Not in the record books. In the middle overs of a county innings. In the second spell of a long day. In whether he can still affect a match when the pitch is flat and the first plan has failed.

What still needs to improve

Ahmed is not a finished international cricketer. That should not be treated as criticism.

He still needs more consistency with length. He still has to prove he can bowl long Test spells without leaking control. In white-ball cricket, he has to keep sharpening his pace changes and field-setting instincts, because international batters will not give him much time to settle.

The batting question is just as important. England can carry a developing spinner. They are less likely to carry a developing spinner and a developing batter in the same player unless the upside keeps justifying the gamble.

So far, the upside has survived.

What comes next for Rehan Ahmed

Ahmed’s next phase will be quieter than his first. Fewer “youngest ever” headlines. More scrutiny.

Delhi Capitals gives him a global platform. Leicestershire gives him overs, responsibility and time in the middle. England will watch both, because his skill set remains rare in the domestic game.

Rehan Ahmed is not emerging because he is new anymore. He is emerging because the outline of a much bigger cricketer is still visible — and now he has to fill it in.

FAQ

How old is Rehan Ahmed?

Rehan Ahmed is 21. The ECB lists him as a Leicestershire and Southern Brave player, with right-arm bowling and right-handed batting.

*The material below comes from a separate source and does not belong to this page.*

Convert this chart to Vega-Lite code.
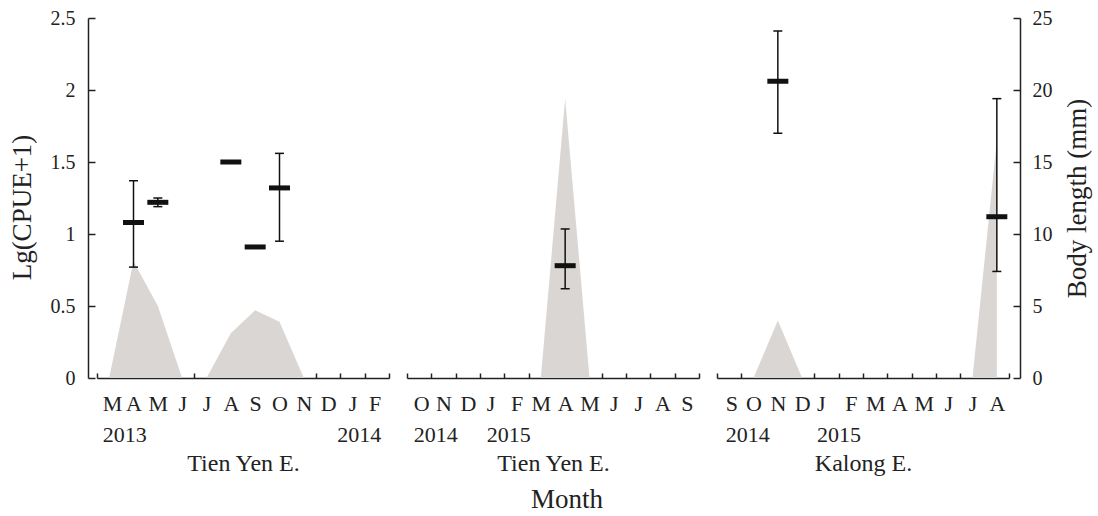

What is Rehan Ahmed’s bowling style?

He bowls leg-spin. ESPNcricinfo lists his style as legbreak googly, while the IPL described him as a right-arm leg-spinner in its Delhi Capitals announcement.

Which IPL team signed Rehan Ahmed?

Delhi Capitals signed Rehan Ahmed as Ben Duckett’s replacement for the remainder of IPL 2026.

Ahmed’s first act came with a record. The next one will be judged in a harsher way: repeated wickets, useful runs, and whether England can trust him when the match is not already moving his way.